Pretendemos fazer uma consolidação ou até uma coletânea das leis do terceiro setor e estudar incoerências. Ao lado de leis da década de 30, que ainda têm um grande peso hoje, há leis novas, de ponta, que os juízes não conhecem, pois não há muitos artigos escritos sobre o tema.

Como ONGs podem ser usadas para operações ilegais?

Estas pretensas ou supostas ONGs que nascem com o único objetivo de retirar e desviar dinheiro público, às vezes para o próprio chefe do Executivo, não fazem parte do terceiro setor, mas de um esquema de autofinanciamento ilegal de campanhas, sempre para abastecer o caixa 2 dos partidos. Isso chegou a um ponto de extrema gravidade, e a minirreforma eleitoral de maio de 2006 proíbe partidos e candidatos de receber, direta ou indiretamente, doação em dinheiro de entidades beneficientes, religiosas e ONGs que recebam recursos públicos.

Não é incoerente que organizações não-governamentais dependam tanto de recursos do Estado?

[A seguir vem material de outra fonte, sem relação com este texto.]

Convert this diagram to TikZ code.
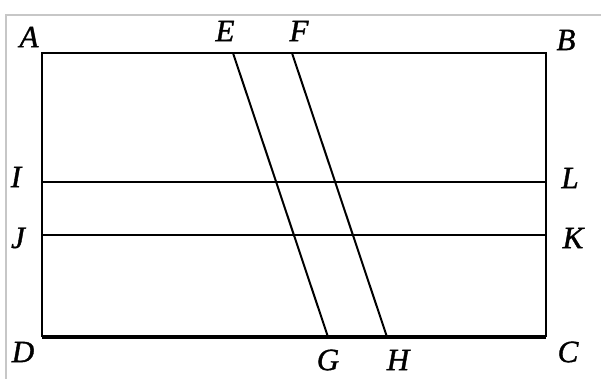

Estamos vendo os efeitos negativos dessa aproximação excessiva das ONGs e do Estado. Se a fonte de recursos da entidade é pública, essa ONG vai querer estar sempre muito próxima dos governantes e dos políticos, e começa a pensar e agir como esses políticos. A ONG se descaracteriza e a criação de benefícios públicos, que deveria ser o principal, é esquecida porque tudo gira em torno de ter recursos e comprovar sua aplicação.